I am interested in implementing memory aligned AVX/AVX2 vectorized multiplication for packed integers, floats & doubles.
As per the Intel Intrinsics Guide, for the Skylake architecture,
_mm256_mul_ps
and_mm256_mul_pd
both have latency = 4 & throughput(CPI) = 0.5._mm256_mullo_epi32
has latency = 10 & throughput (CPI) = 1.
How exactly is the floating point vector multiplication faster than integer vector multiplication?
There exists _mm256_mul_epi32
and _mm256_mul_epu32
which both have latency = 5 & throughput(CPI) = 0.5.
But as per << this SO answer >> they will need shuffle & unpack operations which have latency = 1 and throughput (CPI) = 1 for the AVX/AVX2 versions.
As per my current limited level of understanding, the throughput (CPI) for the shuffle and unpack operations may slow down the code by preventing unordered execution by the CPU.
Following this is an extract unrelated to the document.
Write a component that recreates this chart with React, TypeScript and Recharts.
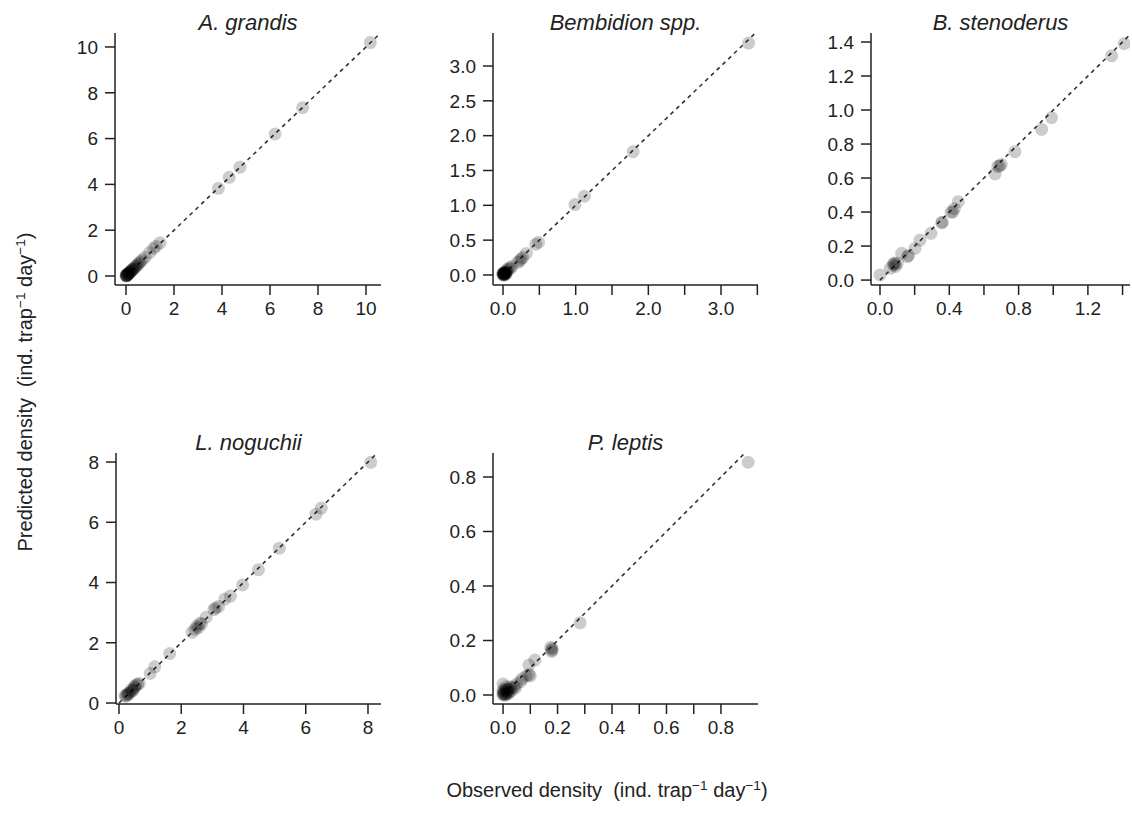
import { ScatterChart, Scatter, XAxis, YAxis, ReferenceLine } from 'recharts';

// observed vs predicted density, one pair of arrays per species
const grandisObs = [10.18, 7.36, 6.21, 4.75, 4.3, 3.85, 1.42, 1.25, 1.15, 0.98, 0.8, 0.68, 0.55, 0.45, 0.38, 0.3, 0.25, 0.2, 0.16, 0.12, 0.09, 0.06, 0.04, 0.02, 0.01, 0.03,
  0.05, 0.08, 0.1, 0.14, 0.18, 0.22, 0.28, 0.33, 0.4, 0.5, 0.6, 0.0, 0.02];
const grandisPred = [10.19, 7.35, 6.2, 4.75, 4.31, 3.83, 1.45, 1.3, 1.2, 1.02, 0.82, 0.7, 0.57, 0.47, 0.36, 0.3, 0.27, 0.2, 0.15, 0.13, 0.08, 0.07, 0.03, 0.02, 0.04, 0.01,
  0.05, 0.1, 0.09, 0.16, 0.17, 0.23, 0.26, 0.34, 0.42, 0.5, 0.62, 0.02, 0.0];

const bembidionObs = [3.38, 1.79, 1.12, 0.99, 0.49, 0.45, 0.32, 0.27, 0.23, 0.12, 0.08, 0.05, 0.03, 0.02, 0.01, 0.0, 0.02, 0.0, 0.01, 0.03, 0.04,
  0.0, 0.01, 0.02, 0.01, 0.03, 0.0, 0.02, 0.04, 0.05, 0.06, 0.1, 0.25, 0.2];
const bembidionPred = [3.33, 1.77, 1.13, 1.01, 0.47, 0.44, 0.31, 0.25, 0.2, 0.12, 0.1, 0.06, 0.02, 0.03, 0.01, 0.0, 0.0, 0.02, 0.02, 0.04, 0.01,
  0.01, 0.0, 0.01, 0.03, 0.03, 0.03, 0.02, 0.03, 0.04, 0.08, 0.09, 0.23, 0.18];

const stenoderusObs = [1.41, 1.337, 0.99, 0.933, 0.779, 0.69, 0.7, 0.664, 0.452, 0.41, 0.43, 0.356, 0.294, 0.231, 0.202, 0.158, 0.165, 0.125, 0.077, 0.085, 0.06, 0.1, 0.0,
  0.08, 0.09, 0.36, 0.42, 0.68];
const stenoderusPred = [1.39, 1.319, 0.955, 0.886, 0.755, 0.67, 0.68, 0.624, 0.461, 0.4, 0.42, 0.337, 0.275, 0.235, 0.186, 0.137, 0.145, 0.157, 0.088, 0.095, 0.07, 0.1, 0.03,
  0.1, 0.08, 0.34, 0.4, 0.67];

const noguchiiObs = [8.09, 6.5, 6.33, 5.15, 4.48, 3.97, 3.58, 3.4, 3.2, 3.05, 2.8, 2.65, 2.55, 2.45, 2.35, 1.63, 1.15, 1.0, 0.65, 0.55, 0.5, 0.42, 0.35, 0.3, 0.25, 0.2,
  0.3, 0.4, 0.45, 0.6, 0.22, 0.5, 2.5, 3.1, 2.6];
const noguchiiPred = [7.99, 6.47, 6.27, 5.14, 4.42, 3.92, 3.55, 3.45, 3.2, 3.1, 2.85, 2.62, 2.5, 2.45, 2.35, 1.64, 1.2, 0.98, 0.65, 0.6, 0.5, 0.4, 0.35, 0.32, 0.27, 0.25,
  0.28, 0.45, 0.42, 0.62, 0.22, 0.55, 2.55, 3.15, 2.65];

const leptisObs = [0.9, 0.283, 0.18, 0.178, 0.175, 0.117, 0.095, 0.095, 0.085, 0.065, 0.05, 0.04, 0.03, 0.02, 0.015, 0.01, 0.005, 0.0, 0.0, 0.0, 0.01, 0.02,
  0.0, 0.005, 0.01, 0.01, 0.02, 0.015, 0.03, 0.0, 0.005, 0.025, 0.045, 0.07, 0.1, 0.18];
const leptisPred = [0.854, 0.265, 0.17, 0.16, 0.175, 0.128, 0.11, 0.075, 0.07, 0.05, 0.04, 0.03, 0.025, 0.02, 0.01, 0.005, 0.0, 0.0, 0.04, 0.02, 0.03, 0.005,
  0.01, 0.005, 0.0, 0.02, 0.01, 0.02, 0.015, 0.005, 0.015, 0.03, 0.025, 0.06, 0.07, 0.165];

// ticks (labels = which ticks get a number)
const grandisTicks = [0, 2, 4, 6, 8, 10];
const bembidionXTicks = [0, 0.5, 1, 1.5, 2, 2.5, 3, 3.5];
const bembidionXLabels = [0, 1, 2, 3];
const bembidionYTicks = [0, 0.5, 1, 1.5, 2, 2.5, 3];
const stenoderusTicks = [0, 0.2, 0.4, 0.6, 0.8, 1, 1.2, 1.4];
const stenoderusXLabels = [0, 0.4, 0.8, 1.2];
const noguchiiTicks = [0, 2, 4, 6, 8];
const leptisXTicks = [0, 0.1, 0.2, 0.3, 0.4, 0.5, 0.6, 0.7, 0.8];
const leptisYTicks = [0, 0.2, 0.4, 0.6, 0.8];

const FONT = '"Liberation Sans", Arial, Helvetica, sans-serif';
const INK = '#222';
const Y_W = 70;
const TOP = 10;
const X_H = 50;

const panels = [
  { title: 'A. grandis', obs: grandisObs, pred: grandisPred, left: 115, top: 33, w: 266, h: 252,
    xDomain: [-0.458, 10.625], yDomain: [-0.393, 10.61], xTicks: grandisTicks, xLabels: grandisTicks, yTicks: grandisTicks, dec: 0 },
  { title: 'Bembidion spp.', obs: bembidionObs, pred: bembidionPred, left: 493, top: 33, w: 265, h: 252,
    xDomain: [-0.138, 3.509], yDomain: [-0.144, 3.474], xTicks: bembidionXTicks, xLabels: bembidionXLabels, yTicks: bembidionYTicks, dec: 1 },
  { title: 'B. stenoderus', obs: stenoderusObs, pred: stenoderusPred, left: 871, top: 33, w: 259, h: 252,
    xDomain: [-0.052, 1.443], yDomain: [-0.029, 1.453], xTicks: stenoderusTicks, xLabels: stenoderusXLabels, yTicks: stenoderusTicks, dec: 1 },
  { title: 'L. noguchii', obs: noguchiiObs, pred: noguchiiPred, left: 116, top: 453, w: 265, h: 251,
    xDomain: [-0.096, 8.418], yDomain: [-0.033, 8.3], xTicks: noguchiiTicks, xLabels: noguchiiTicks, yTicks: noguchiiTicks, dec: 0 },
  { title: 'P. leptis', obs: leptisObs, pred: leptisPred, left: 493, top: 453, w: 265, h: 251,
    xDomain: [-0.037, 0.936], yDomain: [-0.033, 0.888], xTicks: leptisXTicks, xLabels: leptisYTicks, yTicks: leptisYTicks, dec: 1 },
];

const fmt = (labels: number[], dec: number) => (v: number) =>
  labels.some(l => Math.abs(l - v) < 1e-9) ? v.toFixed(dec) : '';

const tickStyle = { fontSize: 19, fill: INK, fontFamily: FONT };

function Dot(props: any) {
  return <circle cx={props.cx} cy={props.cy} r={6.5} fill="#000" fillOpacity={0.2} />;
}

function Panel({ p }: { p: typeof panels[number] }) {
  const data = p.obs.map((x, i) => ({ x, y: p.pred[i] }));
  const hi = Math.max(p.xDomain[1], p.yDomain[1]);
  return (
    <>
      <div style={{
        position: 'absolute', left: p.left, top: p.top - 21, width: p.w, textAlign: 'center',
        fontFamily: FONT, fontStyle: 'italic', fontSize: 22, lineHeight: '22px', color: INK,
      }}>{p.title}</div>
      <div style={{ position: 'absolute', left: p.left - Y_W, top: p.top - TOP }}>
        <ScatterChart width={Y_W + p.w + 10} height={TOP + p.h + X_H} margin={{ top: TOP, right: 10, bottom: 0, left: 0 }}>
          <XAxis type="number" dataKey="x" domain={p.xDomain} allowDataOverflow ticks={p.xTicks} interval={0}
            tickFormatter={fmt(p.xLabels, p.dec)} height={X_H} tick={tickStyle} tickSize={10} tickMargin={7}
            axisLine={{ stroke: INK, strokeWidth: 1.5 }} tickLine={{ stroke: INK, strokeWidth: 1.5 }} />
          <YAxis type="number" dataKey="y" domain={p.yDomain} allowDataOverflow ticks={p.yTicks} interval={0}
            tickFormatter={fmt(p.yTicks, p.dec)} width={Y_W} tick={tickStyle} tickSize={10} tickMargin={7}
            axisLine={{ stroke: INK, strokeWidth: 1.5 }} tickLine={{ stroke: INK, strokeWidth: 1.5 }} />
          <Scatter data={data} shape={<Dot />} isAnimationActive={false} />
          <ReferenceLine segment={[{ x: 0, y: 0 }, { x: hi, y: hi }]} stroke="#333" strokeWidth={1.6}
            strokeDasharray="4 4" ifOverflow="hidden" />
        </ScatterChart>
      </div>
    </>
  );
}

const sup = (s: string) => <span style={{ fontSize: '0.68em', position: 'relative', top: '-0.55em' }}>{s}</span>;

export default function App() {
  return (
    <div style={{ position: 'absolute', left: 0, top: 0, width: 1132, height: 818, overflow: 'hidden', background: '#fff' }}>
      {panels.map(p => <Panel key={p.title} p={p} />)}
      <div style={{
        position: 'absolute', left: 25, top: 392, transform: 'translate(-50%, -50%) rotate(-90deg)',
        whiteSpace: 'pre', fontFamily: FONT, fontSize: 20, color: INK,
      }}>
        Predicted density  (ind. trap{sup('\u22121')} day{sup('\u22121')})
      </div>
      <div style={{
        position: 'absolute', left: 607, top: 790, transform: 'translate(-50%, -50%)',
        whiteSpace: 'pre', fontFamily: FONT, fontSize: 20, color: INK,
      }}>
        Observed density  (ind. trap{sup('\u22121')} day{sup('\u22121')})
      </div>
    </div>
  );
}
So, I may be wrong on this point, the advantage of using the low latency _mm256_mul_epi32
and _mm256_mul_epu32
is probably not enough to get a faster vectorized integer multiplication.
I currently don't know how to properly benchmark such low level code. So I couldn't profile it.
Is it possible to implement a vectorized 32 bit integer multiplication through SIMD intrinsics that will be as fast/faster than the previously mentioned vectorized float/double multiplication?
And if so, how do we do it?